Per i prestiti insomma non c’è tutta questa fretta. Grazie al massiccio acquisto di titoli di Stato della Bce attraverso il suo programma PEPP da 1350 miliardi, i tassi dell’Eurozona hanno infatti toccato il minimo nonostante si sia nel mezzo della più grave crisi economica in tempo di pace. Questo vale per la Spagna, che ha un debito pubblico pari al 100% del Pil, come pure per l’Italia, con un debito/Pil che viaggia verso il 160% ma con uno spread saldamente sotto controllo. Secondo una stima riportata dallo storico dell’economia Adam Tooze, mai l’Italia o autorità statale italiana precedente all’Unità ha mai preso a prestito a tassi convenienti come oggi dal lontano 1300.
Come ricorda El Pais, la scorsa settimana sia Madrid che Roma hanno emesso titoli pluriennali a tassi negativi. A partire da marzo (cioè da quando la Bce è scesa in campo contro l’epidemia) i mercati hanno mostrato un interesse crescente per i titoli di Stato dell’eurozona, e in particolare dei paesi periferici più redditizi. La curva costantemente in discesa dei rendimenti ha quindi scoraggiato il ricorso ai prestiti Ue o del Mes. Anche perché questo credito a buon mercato è spesso accompagnato da una “nebbiosa condizionalità”. Per ottenere le risorse del Recovery Fund bisognerà seguire strettamente le raccomandazioni del Semestre europeo, e non si può eludere il sospetto che prima o poi Bruxelles chiederà di nuovo aggiustamenti ai Paesi oberati da un elevato debito pubblico (in tutto il Sud è superiore al 100% del Pil). Per non parlare del Mes, fondo intergovernativo lussemburghese con status di creditore privilegiato ed esterno alle istituzioni Ue, dove per la linea di credito pandemica le condizionalità statuarie sono state sospese solo da un atto politico, non certamente giuridico.

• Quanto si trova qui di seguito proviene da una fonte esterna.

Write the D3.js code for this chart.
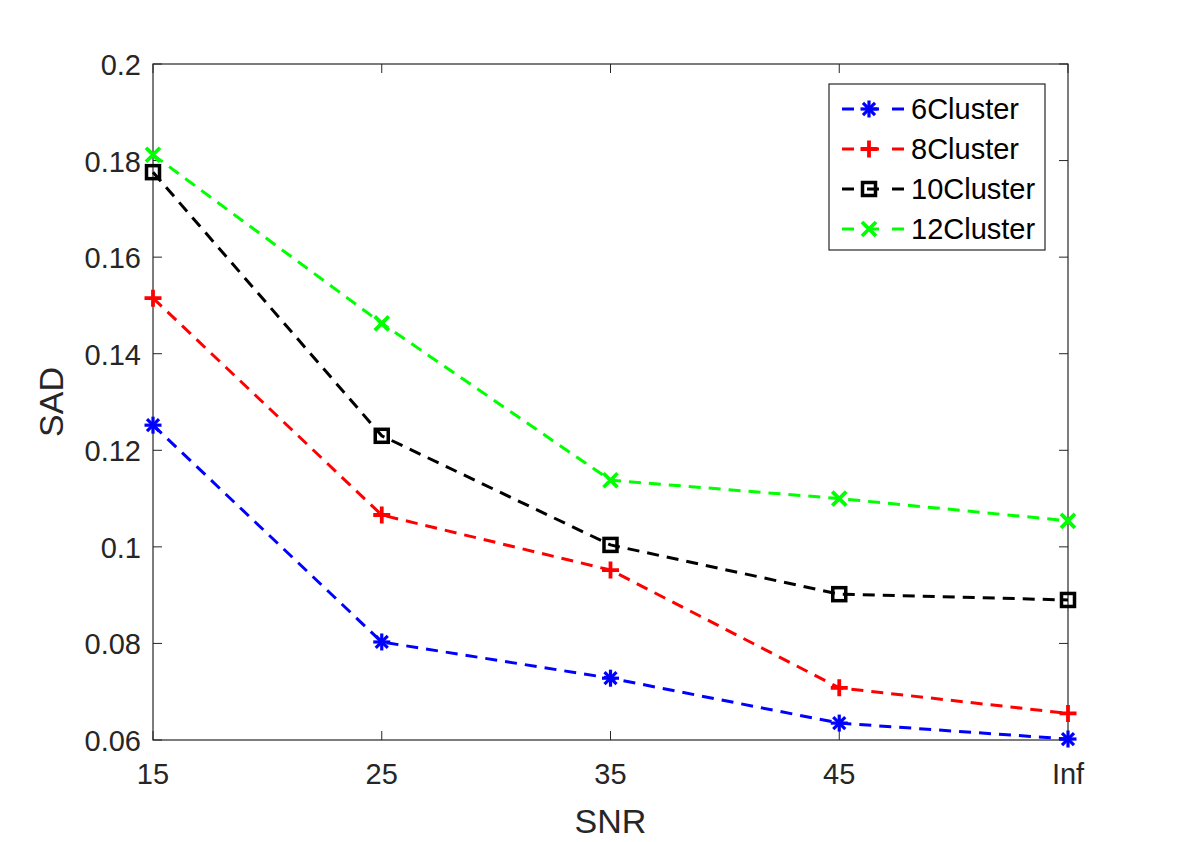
<!DOCTYPE html>
<html>
<head>
<meta charset="utf-8">
<script src="https://cdn.jsdelivr.net/npm/d3@7"></script>
<style>
  body { margin: 0; background: #fff; }
  text { font-family: "Liberation Sans", Arial, sans-serif; }
</style>
</head>
<body>
<svg id="chart" width="1180" height="842"></svg>
<script>
// data
const snr = ['15', '25', '35', '45', 'Inf'];
const cluster6 = [0.1252, 0.0803, 0.0728, 0.0635, 0.0602];
const cluster8 = [0.1515, 0.1066, 0.0952, 0.0708, 0.0655];
const cluster10 = [0.1776, 0.1230, 0.1004, 0.0902, 0.0890];
const cluster12 = [0.1812, 0.1463, 0.1138, 0.1100, 0.1054];
const yTicks = [0.06, 0.08, 0.1, 0.12, 0.14, 0.16, 0.18, 0.2];

const series = [
  { name: '6Cluster', values: cluster6, color: '#0000ff', marker: 'star' },
  { name: '8Cluster', values: cluster8, color: '#ff0000', marker: 'plus' },
  { name: '10Cluster', values: cluster10, color: '#000000', marker: 'square' },
  { name: '12Cluster', values: cluster12, color: '#00ff00', marker: 'cross' },
];

const svg = d3.select('#chart');
const L = 153, R = 1068, T = 64, B = 740;
const axisCol = '#262626';

const x = d3.scalePoint().domain(snr).range([L, R]);
const y = d3.scaleLinear().domain([0.06, 0.2]).range([B, T]);

// box
svg.append('rect')
  .attr('x', L).attr('y', T)
  .attr('width', R - L).attr('height', B - T)
  .attr('fill', 'none').attr('stroke', axisCol).attr('stroke-width', 1.2);

// ticks (inward, on all four sides)
const tl = 9;
snr.forEach((s) => {
  const xp = x(s);
  svg.append('line').attr('x1', xp).attr('x2', xp).attr('y1', B).attr('y2', B - tl)
    .attr('stroke', axisCol);
  svg.append('line').attr('x1', xp).attr('x2', xp).attr('y1', T).attr('y2', T + tl)
    .attr('stroke', axisCol);
  svg.append('text')
    .attr('x', xp).attr('y', B + 44)
    .attr('text-anchor', 'middle')
    .attr('font-size', 29).attr('fill', axisCol)
    .text(s);
});
yTicks.forEach((v) => {
  const yp = y(v);
  svg.append('line').attr('x1', L).attr('x2', L + tl).attr('y1', yp).attr('y2', yp)
    .attr('stroke', axisCol);
  svg.append('line').attr('x1', R).attr('x2', R - tl).attr('y1', yp).attr('y2', yp)
    .attr('stroke', axisCol);
  svg.append('text')
    .attr('x', L - 12).attr('y', yp + 11)
    .attr('text-anchor', 'end')
    .attr('font-size', 29).attr('fill', axisCol)
    .text(d3.format('~g')(v));
});

// axis labels
svg.append('text')
  .attr('x', (L + R) / 2).attr('y', 833)
  .attr('text-anchor', 'middle')
  .attr('font-size', 34).attr('fill', axisCol)
  .text('SNR');
svg.append('text')
  .attr('transform', `translate(63,${(T + B) / 2}) rotate(-90)`)
  .attr('text-anchor', 'middle')
  .attr('font-size', 34).attr('fill', axisCol)
  .text('SAD');

const drawMarker = (g, type, cx, cy, color) => {
  const s = 8.5;
  if (type === 'star') {
    [0, 45, 90, 135].forEach((a) => {
      const r = a * Math.PI / 180;
      g.append('line')
        .attr('x1', cx - s * Math.cos(r)).attr('y1', cy - s * Math.sin(r))
        .attr('x2', cx + s * Math.cos(r)).attr('y2', cy + s * Math.sin(r))
        .attr('stroke', color).attr('stroke-width', 3.2);
    });
  } else if (type === 'plus') {
    g.append('path')
      .attr('d', `M${cx - s},${cy}H${cx + s}M${cx},${cy - s}V${cy + s}`)
      .attr('stroke', color).attr('stroke-width', 3.8).attr('fill', 'none');
  } else if (type === 'square') {
    g.append('rect')
      .attr('x', cx - 6.5).attr('y', cy - 6.5).attr('width', 13).attr('height', 13)
      .attr('stroke', color).attr('stroke-width', 3.5).attr('fill', 'none');
  } else {
    const c = 7;
    g.append('path')
      .attr('d', `M${cx - c},${cy - c}L${cx + c},${cy + c}M${cx - c},${cy + c}L${cx + c},${cy - c}`)
      .attr('stroke', color).attr('stroke-width', 3.8).attr('fill', 'none');
  }
};

const line = d3.line().x((d, i) => x(snr[i])).y((d) => y(d));
const gL = svg.append('g');
const gM = svg.append('g');

series.forEach((s) => {
  gL.append('path')
    .attr('d', line(s.values))
    .attr('fill', 'none')
    .attr('stroke', s.color)
    .attr('stroke-width', 3)
    .attr('stroke-dasharray', '12,8');
  s.values.forEach((v, i) => drawMarker(gM, s.marker, x(snr[i]), y(v), s.color));
});

// legend
const lg = svg.append('g');
lg.append('rect')
  .attr('x', 829).attr('y', 84).attr('width', 216).attr('height', 166)
  .attr('fill', '#fff').attr('stroke', axisCol).attr('stroke-width', 1.2);
series.forEach((s, i) => {
  const ly = 109 + i * 40;
  lg.append('line').attr('x1', 842).attr('x2', 904).attr('y1', ly).attr('y2', ly)
    .attr('stroke', s.color).attr('stroke-width', 3).attr('stroke-dasharray', '12,13');
  drawMarker(lg, s.marker, 869, ly, s.color);
  lg.append('text')
    .attr('x', 911).attr('y', ly + 10)
    .attr('font-size', 29).attr('fill', '#000')
    .text(s.name);
});
</script>
</body>
</html>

Grazie alla sospensione del Fiscal Compact e ad un apparente ammissione degli errori passati di Bruxelles nell’applicazione troppo rigida delle regole fiscali sul deficit e altri parametri, gli Stati più indebitati si muovono in un contesto finanziario più agevole e non sembrano perciò intenzionati a ricorrere ai prestiti europei, sebbene consentano risparmi relativi sul servizio del debito perché accompagnati quasi sempre da un trade-off sul piano politico. Del resto il Recovery Fund consente agli Stati membri di chiedere accesso ai prestiti fino al 2023, per cui al momento non c’è nessuna esigenza di chiederne una anticipazione se si gode di accesso al mercato coi tassi ai minimi storici. La Bce, da parte sua, ha più volte ribadito che non intende ridurre nel prossimo futuro la portata del suo intervento e anzi ha fatto intendere di volerlo ampliare chiedendo ai governi europei di fare lo stesso, attivando al più presto lo strumento di recupero e resilienza senza cedere il passo a ripensamenti o a ridimensionamenti.
Dato che gli appetiti sono rivolti alla propria fetta di sussidi – la parte gustosa del Recovery Fund – al momento non c’è una esigenza di accelerare sulla quota di prestiti. Pur essendo molto consistenti – per la Spagna una settantina, per l’Italia circa 120 miliardi, una decina per il Portogallo – in quanto prestiti andranno restituiti. Come ha rilevato giustamente El Pais, non è poi assolutamente scontato che tutti gli Stati membri abbiano la capacità amministrativa per poter spendere una tale mole di risorse. In altre parole c’è il rischio che una volta ottenuti non si riesca poi a spenderli tutti. E dato che al momento nessun paese, né Spagna né tantomeno il Portogallo, ha problemi di liquidità, ci si interroga sulla necessità o meno di attivarli subito.